Früher wusste der Großindustrielle Hans-Günter Sohl seine Gäste mit seiner prunkvollen Villa zu beeindrucken. Gleich vier große, offene Kamine ließ sich der Bauherr in seine weitläufige Familienresidenz einbauen.
Villa Sohl im Rheinland vom Vandalismus gezeichnet – Video zeigt „Lost Place“
Heute ist von all dem Prunk kaum noch etwas zu sehen. Seit den 1990er-Jahren steht das Anwesen leer und ist zu einem gruseligen „Lost Place“ verkommen. Der einstige Prachtbau wartet auf seinen Abriss. Ein Investor hat das Areal erworben und will neu bauen, der Park soll der Öffentlichkeit zugänglich gemacht werden.
Doch geschehen ist bis heute nichts. Das zeigt auch ein Video eindrücklich:
Seit dem Tod von Witwe Baroness Anneliese von Wrede im Jahr 1999 wird die Villa nicht mehr bewohnt. Hans-Günter Sohl war bereits 1989 gestorben. Die Thyssen AG hatte sich lange um die Parkpflege gekümmert. Doch inzwischen wuchern Büsche und Dornen und versperren den Weg.

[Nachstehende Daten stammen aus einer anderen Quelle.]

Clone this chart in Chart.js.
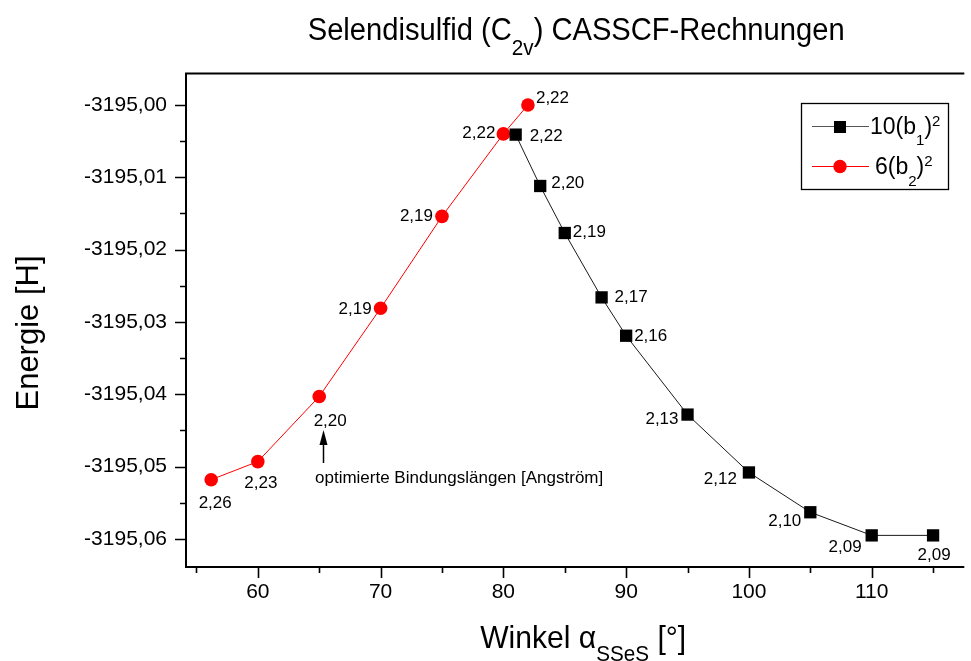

Das Gebäude ist mittlerweile stark herunterkommen, verfallen und von Vandalismus gezeichnet. Die Wände sind mit Graffiti bedeckt, in den Böden prangen Löcher. Wer sich hier unbefugten Zugang verschafft, der ist nicht sicher.
Unternehmer Hans-Günter Sohl und die NSDAP
Auch von der einstigen Strahlkraft Hans-Günter Sohls, der die Thyssen AG als Vorstandsvorsitzender von 1953 bis 1973 zum größten Stahlkonzerns Europas machte, ist heute nicht mehr viel übriggeblieben. Aufgrund seiner Verquickungen in der Nazi-Zeit wurde ihm eine ursprünglich zu seinen Ehren nach ihm benannte Straße in Düsseldorf-Flingern wieder aberkannt.
Sohl war bereits 1933 der NSDAP beigetreten und hatte unter dem Nazi-Regime Karriere als Manager gemacht. 1942 wurde er Wehrwirtschaftsführer der Reichsvereinigung Stahl und war in den Einsatz von Zwangsarbeitern verstrickt.
Die Alliierten nahmen ihn 1945 in Haft. Sein genauer Beitrag zur Ausbeutung von Zwangsarbeitern wurde allerdings nie hinreichend geklärt. 1947 war Hans-Günter Sohl wieder entlassen und zum Jahreswechsel in den Vorstand der Vereinigten Stahlwerke geholt worden.